The next year Kraemer proved his abilities as a pass blocker. Through seven starts in seven games, he did not allow a single sack, giving up just one quarterback hit and three hurries on graduate student quarterback Ian Book. He was named a mid-season All-American for his efforts, but his campaign was cut short after suffering a season-ending MCL sprain in Notre Dame’s rainy 45-14 loss to Michigan on Oct. 26, 2019.

In 2020, his last year in an Irish uniform, Kraemer is doing his best to make up for lost time.

“I think coming into the season, our expectations were higher than ever. We have a really disciplined team,” he said. “It’s definitely a different environment, no one really in the stands — you have to bring your own juice and energy. You really have to rely on your brothers on the field, which I think is even more special. We’ve been told before, ‘Everyone you love is in that stadium,’ and the people that care about you are there. That’s really all that matters, your teammates and your family. So it’s been a pretty fun year in that respect.”
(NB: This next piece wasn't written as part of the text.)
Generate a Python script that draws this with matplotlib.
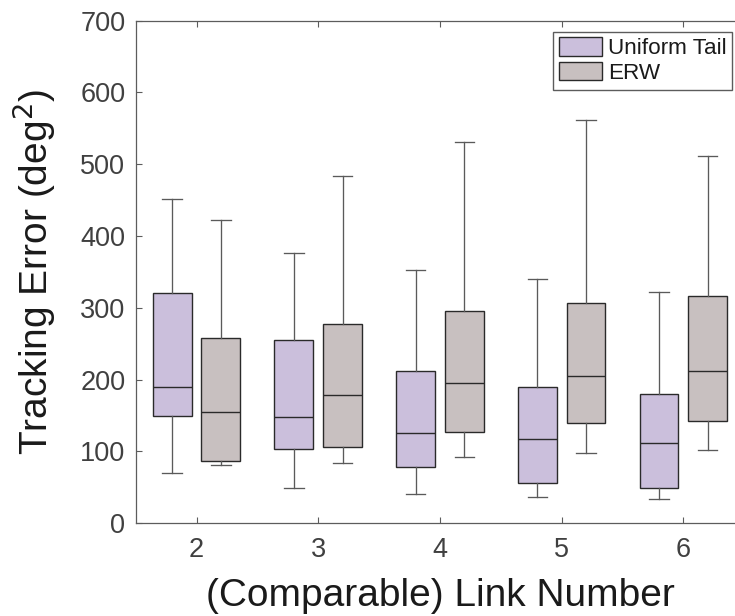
import matplotlib
matplotlib.use('Agg')
import matplotlib.pyplot as plt
from matplotlib.patches import Patch

plt.rcParams['font.family'] = ['Liberation Sans', 'DejaVu Sans']

# ---- data ----
links = [2, 3, 4, 5, 6]
series_names = ['Uniform Tail', 'ERW']

uniform_whislo = [70, 49, 40, 37, 34]
uniform_q1 = [149, 104, 78, 56, 49]
uniform_med = [190, 148, 125, 117, 112]
uniform_q3 = [320, 255, 212, 190, 180]
uniform_whishi = [452, 377, 353, 340, 322]

erw_whislo = [81, 84, 92, 98, 102]
erw_q1 = [87, 106, 127, 139, 142]
erw_med = [155, 178, 195, 205, 212]
erw_q3 = [258, 277, 296, 307, 316]
erw_whishi = [423, 484, 531, 562, 511]

yticks = [0, 100, 200, 300, 400, 500, 600, 700]

# ---- style ----
W, H = 735, 616
c_uniform = '#CBBFDC'
c_erw = '#C8C0C0'
edge = '#2A2A2A'
whisk = '#5A5A5A'
axis_c = '#5C5C5C'
tick_txt = '#404040'


def stats(lo, q1, med, q3, hi):
    return [dict(whislo=a, q1=b, med=c, q3=d, whishi=e, fliers=[])
            for a, b, c, d, e in zip(lo, q1, med, q3, hi)]


fig = plt.figure(figsize=(W / 100, H / 100), dpi=100)
ax = fig.add_axes([135.7 / W, 1 - 523.2 / H, 608.5 / W, (523.2 - 20.7) / H])

offset = 0.2
bw = 0.32
groups = [
    (stats(uniform_whislo, uniform_q1, uniform_med, uniform_q3, uniform_whishi), -offset, c_uniform),
    (stats(erw_whislo, erw_q1, erw_med, erw_q3, erw_whishi), offset, c_erw),
]
for st, off, col in groups:
    ax.bxp(st, positions=[x + off for x in links], widths=bw, capwidths=bw / 2,
           patch_artist=True, showfliers=False, manage_ticks=False,
           boxprops=dict(facecolor=col, edgecolor=edge, linewidth=1.0),
           medianprops=dict(color=edge, linewidth=1.0),
           whiskerprops=dict(color=whisk, linewidth=0.95),
           capprops=dict(color=whisk, linewidth=0.95))

ax.set_xlim(1.5, 6.5)
ax.set_ylim(0, 700)
ax.set_xticks(links)
ax.set_xticklabels([str(v) for v in links])
ax.set_yticks(yticks)
ax.set_yticklabels([str(v) for v in yticks])

for s in ax.spines.values():
    s.set_color(axis_c)
    s.set_linewidth(0.9)
ax.tick_params(axis='both', direction='in', length=4.5, width=0.8, color=axis_c,
               labelsize=19.5, labelcolor=tick_txt, top=True, right=True)
ax.tick_params(axis='x', pad=10)
ax.tick_params(axis='y', pad=7.5)

ax.set_xlabel('(Comparable) Link Number', fontsize=28, color='#1A1A1A', labelpad=11)
ax.set_ylabel('Tracking Error (deg$^2$)', fontsize=28, color='#1A1A1A')
ax.yaxis.set_label_coords(-(135.7 - 58) / 608.5, 0.5)

handles = [Patch(facecolor=c_uniform, edgecolor=edge, linewidth=1.0),
           Patch(facecolor=c_erw, edgecolor=edge, linewidth=1.0)]
leg = ax.legend(handles, series_names, loc='upper right',
                bbox_to_anchor=(732.3 / W, 1 - 31.7 / H), bbox_transform=fig.transFigure,
                borderaxespad=0, fontsize=16.2, fancybox=False, framealpha=1,
                edgecolor=axis_c, handlelength=1.9, handleheight=0.88,
                handletextpad=0.28, labelspacing=0.12, borderpad=0.25)
leg.get_frame().set_linewidth(1.0)
for t in leg.get_texts():
    t.set_color('#1A1A1A')

fig.savefig('out.png', dpi=100)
And Kraemer has been using 2020 as an opportunity to make his Cincinnati family proud. Having been named the ACC Offensive Lineman of the Week following the Boston College game, he has started in nine of Notre Dame’s 10 games, the only exception being Senior Day against Syracuse while still getting up to speed following an emergency appendectomy.

Kraemer played an integral role in several key Irish wins. Against Clemson, he helped his team to 310 passing yards against an ACC-second-best Tigers pass defense which was allowing an average of just 174.9 yards per game. Against Boston College, he and his teammates didn’t let the Eagles get to Book once, though BC was averaging 2.75 sacks per game.

Additionally, this year has seen a stark improvement in Notre Dame’s running efforts, which had declined since the outstanding 2017 campaign. The Irish rushed for 208 yards on a Clemson team averaging just 99.9 yards allowed going into to the contest, and the starting right guard played no small part in his team hanging three rushing touchdowns on a team that had given up three total through seven prior games. That type of showing against top competition has once more made Kraemer’s unit a finalist for the award they won back in 2017.

But it’s not just what happens on the field that is important to Kramer — it’s what occurs off it too. He cited some of his fondest memories as “hanging out with the guys on the team off the field, especially the offensive line. We all live together, we hang out together all the time. It’s been really special,” he said.

Looking ahead to next year, Kraemer said he hopes to be drafted to the pros as he’ll train for the combine in the offseason. But for now, he’ll cherish the time he has left in South Bend.

“Notre Dame struck me as soon as I stepped foot on campus,” he said. “From then on is history.”